RAW DATA
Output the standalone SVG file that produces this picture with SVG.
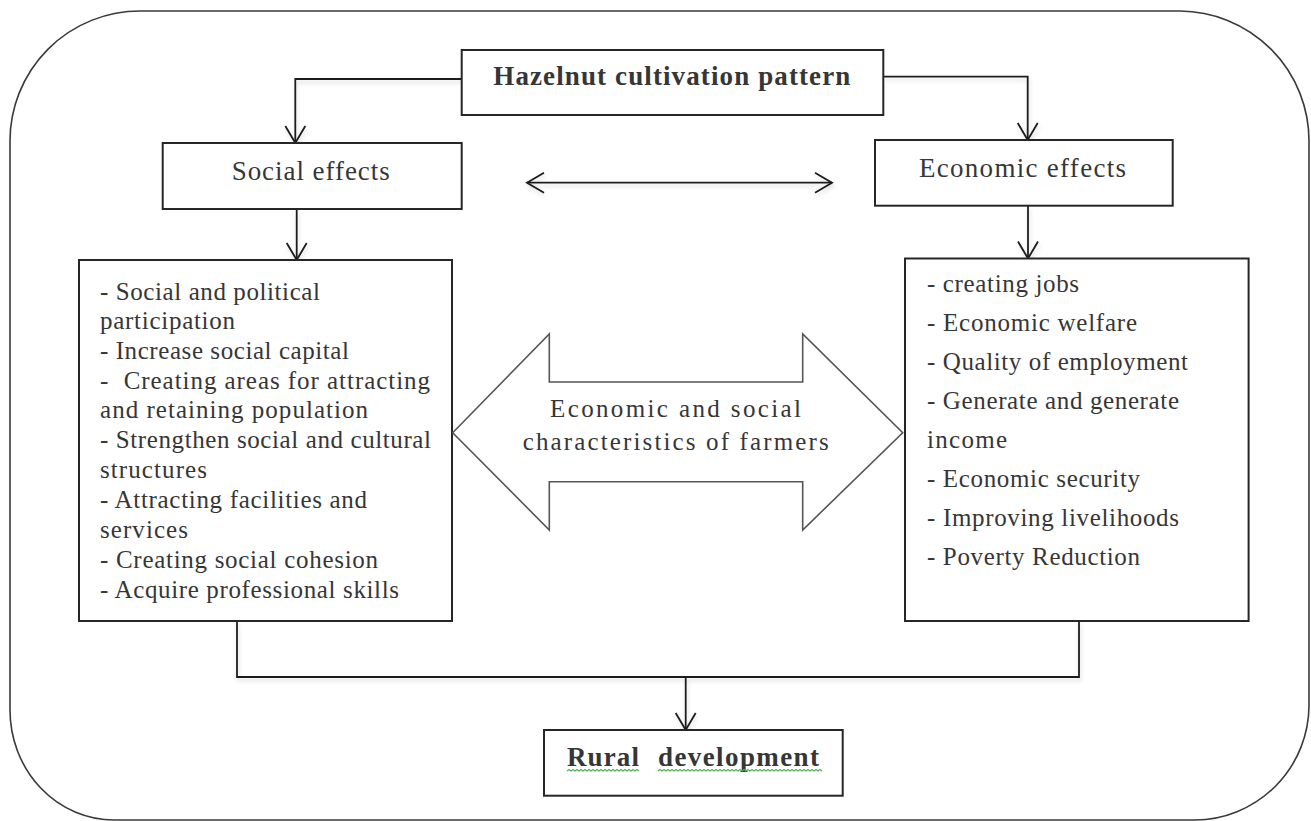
<svg xmlns="http://www.w3.org/2000/svg" width="1311" height="821" viewBox="0 0 1311 821">
  <style>
    .box { fill: #ffffff; stroke: #262626; stroke-width: 2; }
    .frame { fill: none; stroke: #3a3a3a; stroke-width: 1.6; }
    .conn { fill: none; stroke: #1e1e1e; stroke-width: 1.8; }
    .t { font-family: "Liberation Serif", "Times New Roman", serif; fill: #363636; }
    .h { font-size: 27px; }
    .hb { font-size: 27px; font-weight: bold; }
    .li { font-size: 25px; }
    .big { fill: #ffffff; stroke: #555555; stroke-width: 1.6; }
    .squig { fill: none; stroke: #4caf50; stroke-width: 1.1; }
  </style>
  <defs>
    <marker id="vhead" viewBox="-20 -12 22 24" refX="0" refY="0" markerWidth="22" markerHeight="24" markerUnits="userSpaceOnUse" orient="auto-start-reverse">
      <path d="M-17,-10 L0,0 L-17,10" fill="none" stroke="#1e1e1e" stroke-width="1.8"/>
    </marker>
    <filter id="soft" x="-5%" y="-20%" width="110%" height="160%">
      <feDropShadow dx="1" dy="3" stdDeviation="2" flood-color="#000000" flood-opacity="0.15"/>
    </filter>
  </defs>

  <rect x="0" y="0" width="1311" height="821" fill="#ffffff"/>

  <!-- outer rounded frame -->
  <path class="frame" d="M140,11 H1180 A130,130 0 0 1 1309,141 V705 A115,115 0 0 1 1195,820 H114 A104,110 0 0 1 10,710 V141 A130,130 0 0 1 140,11 Z"/>

  <!-- connectors -->
  <g id="connectors" filter="url(#soft)">
    <polyline class="conn" points="461.7,79 295.3,79 295.3,143" marker-end="url(#vhead)"/>
    <polyline class="conn" points="883.3,76.7 1027.7,76.7 1027.7,140" marker-end="url(#vhead)"/>
    <line class="conn" x1="296.7" y1="209" x2="296.7" y2="260" marker-end="url(#vhead)"/>
    <line class="conn" x1="1028" y1="205.7" x2="1028" y2="258.5" marker-end="url(#vhead)"/>
    <line class="conn" x1="527" y1="182.7" x2="832" y2="182.7" marker-start="url(#vhead)" marker-end="url(#vhead)"/>
    <polyline class="conn" points="237,621 237,677 1079,677 1079,621"/>
    <line class="conn" x1="685.7" y1="677" x2="685.7" y2="730" marker-end="url(#vhead)"/>
  </g>

  <!-- title -->
  <g id="node-title">
    <rect class="box" x="461.7" y="50" width="421.6" height="65"/>
    <text class="t hb" x="493.3" y="85" textLength="357" lengthAdjust="spacing">Hazelnut cultivation pattern</text>
  </g>

  <g id="node-social">
    <rect class="box" x="162.7" y="143" width="299" height="66"/>
    <text class="t h" x="231.7" y="180" textLength="158" lengthAdjust="spacing">Social effects</text>
  </g>

  <g id="node-economic">
    <rect class="box" x="875" y="140" width="297.7" height="65.7"/>
    <text class="t h" x="919" y="176.7" textLength="207" lengthAdjust="spacing">Economic effects</text>
  </g>

  <g id="node-social-list">
    <rect class="box" x="79" y="260" width="373" height="361"/>
    <text class="t li" x="100" y="300" textLength="220" lengthAdjust="spacing">- Social and political</text>
    <text class="t li" x="100" y="329" textLength="135" lengthAdjust="spacing">participation</text>
    <text class="t li" x="100" y="358.5" textLength="249" lengthAdjust="spacing">- Increase social capital</text>
    <text class="t li" x="100" y="388.5" textLength="330" lengthAdjust="spacing" xml:space="preserve">-  Creating areas for attracting</text>
    <text class="t li" x="100" y="418.3" textLength="268" lengthAdjust="spacing">and retaining population</text>
    <text class="t li" x="100" y="448.3" textLength="331" lengthAdjust="spacing">- Strengthen social and cultural</text>
    <text class="t li" x="100" y="478" textLength="107" lengthAdjust="spacing">structures</text>
    <text class="t li" x="100" y="508.3" textLength="267" lengthAdjust="spacing">- Attracting facilities and</text>
    <text class="t li" x="100" y="538.3" textLength="88" lengthAdjust="spacing">services</text>
    <text class="t li" x="100" y="568.3" textLength="278" lengthAdjust="spacing">- Creating social cohesion</text>
    <text class="t li" x="100" y="598.3" textLength="299" lengthAdjust="spacing">- Acquire professional skills</text>
  </g>

  <g id="node-economic-list">
    <rect class="box" x="905" y="258.5" width="343.6" height="362.5"/>
    <text class="t li" x="927" y="292" textLength="152" lengthAdjust="spacing">- creating jobs</text>
    <text class="t li" x="927" y="331" textLength="210" lengthAdjust="spacing">- Economic welfare</text>
    <text class="t li" x="927" y="370" textLength="261" lengthAdjust="spacing">- Quality of employment</text>
    <text class="t li" x="927" y="408.5" textLength="252" lengthAdjust="spacing">- Generate and generate</text>
    <text class="t li" x="927" y="447.5" textLength="80" lengthAdjust="spacing">income</text>
    <text class="t li" x="927" y="486.7" textLength="213" lengthAdjust="spacing">- Economic security</text>
    <text class="t li" x="927" y="526" textLength="252" lengthAdjust="spacing">- Improving livelihoods</text>
    <text class="t li" x="927" y="565" textLength="213" lengthAdjust="spacing">- Poverty Reduction</text>
  </g>

  <g id="node-characteristics">
    <polygon class="big" points="452.7,432.7 549.3,334 549.3,382 802.7,382 802.7,334 902.7,432.7 802.7,530 802.7,481.7 549.3,481.7 549.3,530"/>
    <text class="t li" x="550" y="416.7" textLength="251" lengthAdjust="spacing">Economic and social</text>
    <text class="t li" x="522.7" y="450" textLength="306" lengthAdjust="spacing">characteristics of farmers</text>
  </g>

  <g id="node-rural">
    <rect class="box" x="544" y="730" width="298.7" height="65.7"/>
    <text class="t" style="font-size:27px;font-weight:bold" y="765.7"><tspan x="567" textLength="72" lengthAdjust="spacing">Rural</tspan><tspan x="658" textLength="161" lengthAdjust="spacing">development</tspan></text>
    <path class="squig" d="M567,771 l2,-1.5 l2,1.5 l2,-1.5 l2,1.5 l2,-1.5 l2,1.5 l2,-1.5 l2,1.5 l2,-1.5 l2,1.5 l2,-1.5 l2,1.5 l2,-1.5 l2,1.5 l2,-1.5 l2,1.5 l2,-1.5 l2,1.5 l2,-1.5 l2,1.5 l2,-1.5 l2,1.5 l2,-1.5 l2,1.5 l2,-1.5 l2,1.5 l2,-1.5 l2,1.5 l2,-1.5 l2,1.5 l2,-1.5 l2,1.5 l2,-1.5 l2,1.5 l2,-1.5 l2,1.5"/>
    <path class="squig" d="M658,771 l2,-1.5 l2,1.5 l2,-1.5 l2,1.5 l2,-1.5 l2,1.5 l2,-1.5 l2,1.5 l2,-1.5 l2,1.5 l2,-1.5 l2,1.5 l2,-1.5 l2,1.5 l2,-1.5 l2,1.5 l2,-1.5 l2,1.5 l2,-1.5 l2,1.5 l2,-1.5 l2,1.5 l2,-1.5 l2,1.5 l2,-1.5 l2,1.5 l2,-1.5 l2,1.5 l2,-1.5 l2,1.5 l2,-1.5 l2,1.5 l2,-1.5 l2,1.5 l2,-1.5 l2,1.5 l2,-1.5 l2,1.5 l2,-1.5 l2,1.5 l2,-1.5 l2,1.5 l2,-1.5 l2,1.5 l2,-1.5 l2,1.5 l2,-1.5 l2,1.5 l2,-1.5 l2,1.5 l2,-1.5 l2,1.5 l2,-1.5 l2,1.5 l2,-1.5 l2,1.5 l2,-1.5 l2,1.5 l2,-1.5 l2,1.5 l2,-1.5 l2,1.5 l2,-1.5 l2,1.5 l2,-1.5 l2,1.5 l2,-1.5 l2,1.5 l2,-1.5 l2,1.5 l2,-1.5 l2,1.5 l2,-1.5 l2,1.5 l2,-1.5 l2,1.5 l2,-1.5 l2,1.5 l2,-1.5 l2,1.5 l2,-1.5 l2,1.5"/>
  </g>
</svg>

PROBLEM STATEMENT
Your task is to reproduce exactly the lines from the start of the data above through the line containing "H1180 A130,130 0", leaving every picture out.

WORKED ANSWER
Output the standalone SVG file that produces this picture with SVG.
<svg xmlns="http://www.w3.org/2000/svg" width="1311" height="821" viewBox="0 0 1311 821">
  <style>
    .box { fill: #ffffff; stroke: #262626; stroke-width: 2; }
    .frame { fill: none; stroke: #3a3a3a; stroke-width: 1.6; }
    .conn { fill: none; stroke: #1e1e1e; stroke-width: 1.8; }
    .t { font-family: "Liberation Serif", "Times New Roman", serif; fill: #363636; }
    .h { font-size: 27px; }
    .hb { font-size: 27px; font-weight: bold; }
    .li { font-size: 25px; }
    .big { fill: #ffffff; stroke: #555555; stroke-width: 1.6; }
    .squig { fill: none; stroke: #4caf50; stroke-width: 1.1; }
  </style>
  <defs>
    <marker id="vhead" viewBox="-20 -12 22 24" refX="0" refY="0" markerWidth="22" markerHeight="24" markerUnits="userSpaceOnUse" orient="auto-start-reverse">
      <path d="M-17,-10 L0,0 L-17,10" fill="none" stroke="#1e1e1e" stroke-width="1.8"/>
    </marker>
    <filter id="soft" x="-5%" y="-20%" width="110%" height="160%">
      <feDropShadow dx="1" dy="3" stdDeviation="2" flood-color="#000000" flood-opacity="0.15"/>
    </filter>
  </defs>

  <rect x="0" y="0" width="1311" height="821" fill="#ffffff"/>

  <!-- outer rounded frame -->
  <path class="frame" d="M140,11 H1180 A130,130 0 0 1 1309,141 V705 A115,115 0 0 1 1195,820 H114 A104,110 0 0 1 10,710 V141 A130,130 0 0 1 140,11 Z"/>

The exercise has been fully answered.